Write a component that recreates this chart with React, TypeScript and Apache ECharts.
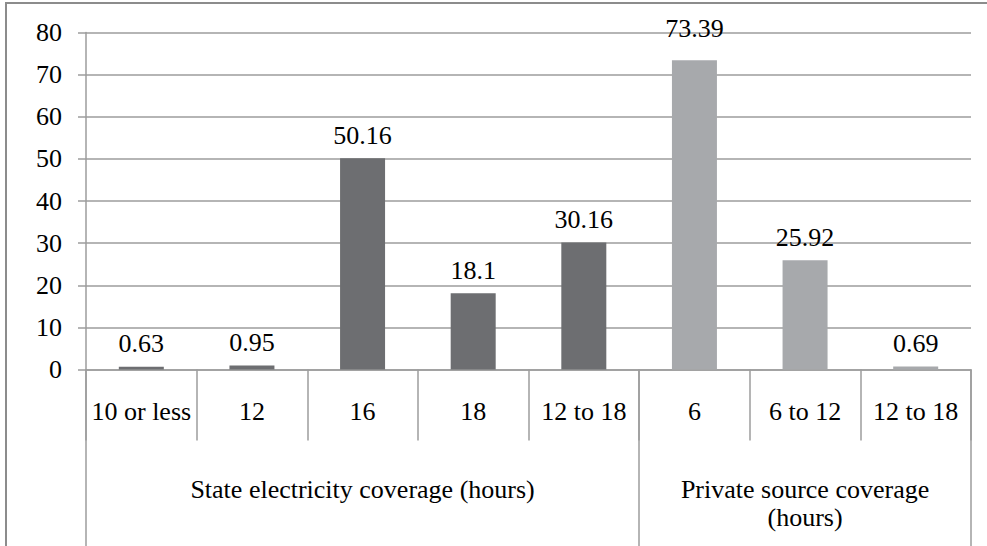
import React, { useEffect, useRef } from "react";
import * as echarts from "echarts";

const categories = ["10 or less", "12", "16", "18", "12 to 18", "6", "6 to 12", "12 to 18"];
const values = [0.63, 0.95, 50.16, 18.1, 30.16, 73.39, 25.92, 0.69];
const groupLabels = ["State electricity coverage (hours)", "Private source coverage\n(hours)"];
const groupSizes = [5, 3];
const yTicks = [0, 10, 20, 30, 40, 50, 60, 70, 80];

const DARK = "#6d6e71";
const LIGHT = "#a7a9ac";
const LINE = "#9d9d9d";
const FONT = "Liberation Serif";
const FS = 26;

export default function App() {
  const ref = useRef<HTMLDivElement>(null);
  useEffect(() => {
    document.body.style.margin = "0";
    const chart = echarts.init(ref.current!, null, { renderer: "svg" });
    const total = categories.length;
    const bounds: number[] = [0];
    groupSizes.forEach((s) => bounds.push(bounds[bounds.length - 1] + s));
    const centers: number[] = [];
    for (let g = 0; g < groupSizes.length; g++) centers.push((bounds[g] + bounds[g + 1]) / 2);

    chart.setOption({
      animation: false,
      backgroundColor: "#fff",
      textStyle: { fontFamily: FONT },
      grid: { left: 86, right: 16, top: 32.5, bottom: 176.5, containLabel: false, outerBoundsMode: "none" },
      xAxis: [
        {
          type: "category",
          data: categories.map((_, i) => "c" + i),
          boundaryGap: true,
          position: "bottom",
          axisLine: { show: true, lineStyle: { color: LINE, width: 1.5 } },
          axisTick: { show: true, interval: 0, length: 71, lineStyle: { color: LINE, width: 1.5 } },
          axisLabel: {
            interval: 0,
            margin: 29,
            fontSize: FS,
            color: "#000",
            fontFamily: FONT,
            formatter: (_v: string, i: number) => categories[i],
          },
          splitLine: { show: false },
        },
        {
          type: "value",
          min: 0,
          max: total,
          position: "bottom",
          offset: 0,
          axisLine: { show: false },
          splitLine: { show: false },
          axisTick: { show: true, customValues: bounds, length: 177, lineStyle: { color: LINE, width: 1.5 } },
          axisLabel: {
            show: true,
            customValues: centers,
            margin: 106,
            fontSize: FS,
            lineHeight: 28,
            color: "#000",
            fontFamily: FONT,
            align: "center",
            formatter: (v: number) => {
              const idx = centers.findIndex((c) => Math.abs(c - v) < 1e-6);
              return idx >= 0 ? groupLabels[idx] : "";
            },
          },
        },
      ],
      yAxis: {
        type: "value",
        min: yTicks[0],
        max: yTicks[yTicks.length - 1],
        interval: 10,
        axisLine: { show: true, lineStyle: { color: LINE, width: 1.5 } },
        axisTick: { show: true, length: 8, lineStyle: { color: LINE, width: 1.5 } },
        axisLabel: { margin: 24, fontSize: FS, color: "#000", fontFamily: FONT },
        splitLine: { show: true, lineStyle: { color: LINE, width: 1.5 } },
      },
      graphic: [
        {
          type: "rect",
          shape: { x: 6, y: 3, width: 1000, height: 600 },
          style: { fill: "none", stroke: "#8c8c8c", lineWidth: 2 },
          silent: true,
          z: 100,
        },
      ],
      series: [
        {
          type: "bar",
          xAxisIndex: 0,
          yAxisIndex: 0,
          barWidth: 45,
          data: values.map((v, i) => ({
            value: v,
            itemStyle: { color: i < groupSizes[0] ? DARK : LIGHT },
            label: i === 5 ? { distance: 19 } : undefined,
          })),
          label: {
            show: true,
            position: "top",
            distance: 10,
            fontSize: FS,
            color: "#000",
            fontFamily: FONT,
          },
        },
      ],
    });
    return () => chart.dispose();
  }, []);
  return <div ref={ref} style={{ position: "fixed", left: 0, top: 0, width: 987, height: 546 }} />;
}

________________________________________

WHAT TO WORK ON
Give every line above again exactly, with no pictures.

SOLUTION TO THIS TASK
Write a component that recreates this chart with React, TypeScript and Apache ECharts.
import React, { useEffect, useRef } from "react";
import * as echarts from "echarts";

const categories = ["10 or less", "12", "16", "18", "12 to 18", "6", "6 to 12", "12 to 18"];
const values = [0.63, 0.95, 50.16, 18.1, 30.16, 73.39, 25.92, 0.69];
const groupLabels = ["State electricity coverage (hours)", "Private source coverage\n(hours)"];
const groupSizes = [5, 3];
const yTicks = [0, 10, 20, 30, 40, 50, 60, 70, 80];

const DARK = "#6d6e71";
const LIGHT = "#a7a9ac";
const LINE = "#9d9d9d";
const FONT = "Liberation Serif";
const FS = 26;

export default function App() {
  const ref = useRef<HTMLDivElement>(null);
  useEffect(() => {
    document.body.style.margin = "0";
    const chart = echarts.init(ref.current!, null, { renderer: "svg" });
    const total = categories.length;
    const bounds: number[] = [0];
    groupSizes.forEach((s) => bounds.push(bounds[bounds.length - 1] + s));
    const centers: number[] = [];
    for (let g = 0; g < groupSizes.length; g++) centers.push((bounds[g] + bounds[g + 1]) / 2);

    chart.setOption({
      animation: false,
      backgroundColor: "#fff",
      textStyle: { fontFamily: FONT },
      grid: { left: 86, right: 16, top: 32.5, bottom: 176.5, containLabel: false, outerBoundsMode: "none" },
      xAxis: [
        {
          type: "category",
          data: categories.map((_, i) => "c" + i),
          boundaryGap: true,
          position: "bottom",
          axisLine: { show: true, lineStyle: { color: LINE, width: 1.5 } },
          axisTick: { show: true, interval: 0, length: 71, lineStyle: { color: LINE, width: 1.5 } },
          axisLabel: {
            interval: 0,
            margin: 29,
            fontSize: FS,
            color: "#000",
            fontFamily: FONT,
            formatter: (_v: string, i: number) => categories[i],
          },
          splitLine: { show: false },
        },
        {
          type: "value",
          min: 0,
          max: total,
          position: "bottom",
          offset: 0,
          axisLine: { show: false },
          splitLine: { show: false },
          axisTick: { show: true, customValues: bounds, length: 177, lineStyle: { color: LINE, width: 1.5 } },
          axisLabel: {
            show: true,
            customValues: centers,
            margin: 106,
            fontSize: FS,
            lineHeight: 28,
            color: "#000",
            fontFamily: FONT,
            align: "center",
            formatter: (v: number) => {
              const idx = centers.findIndex((c) => Math.abs(c - v) < 1e-6);
              return idx >= 0 ? groupLabels[idx] : "";
            },
          },
        },
      ],
      yAxis: {
        type: "value",
        min: yTicks[0],
        max: yTicks[yTicks.length - 1],
        interval: 10,
        axisLine: { show: true, lineStyle: { color: LINE, width: 1.5 } },
        axisTick: { show: true, length: 8, lineStyle: { color: LINE, width: 1.5 } },
        axisLabel: { margin: 24, fontSize: FS, color: "#000", fontFamily: FONT },
        splitLine: { show: true, lineStyle: { color: LINE, width: 1.5 } },
      },
      graphic: [
        {
          type: "rect",
          shape: { x: 6, y: 3, width: 1000, height: 600 },
          style: { fill: "none", stroke: "#8c8c8c", lineWidth: 2 },
          silent: true,
          z: 100,
        },
      ],
      series: [
        {
          type: "bar",
          xAxisIndex: 0,
          yAxisIndex: 0,
          barWidth: 45,
          data: values.map((v, i) => ({
            value: v,
            itemStyle: { color: i < groupSizes[0] ? DARK : LIGHT },
            label: i === 5 ? { distance: 19 } : undefined,
          })),
          label: {
            show: true,
            position: "top",
            distance: 10,
            fontSize: FS,
            color: "#000",
            fontFamily: FONT,
          },
        },
      ],
    });
    return () => chart.dispose();
  }, []);
  return <div ref={ref} style={{ position: "fixed", left: 0, top: 0, width: 987, height: 546 }} />;
}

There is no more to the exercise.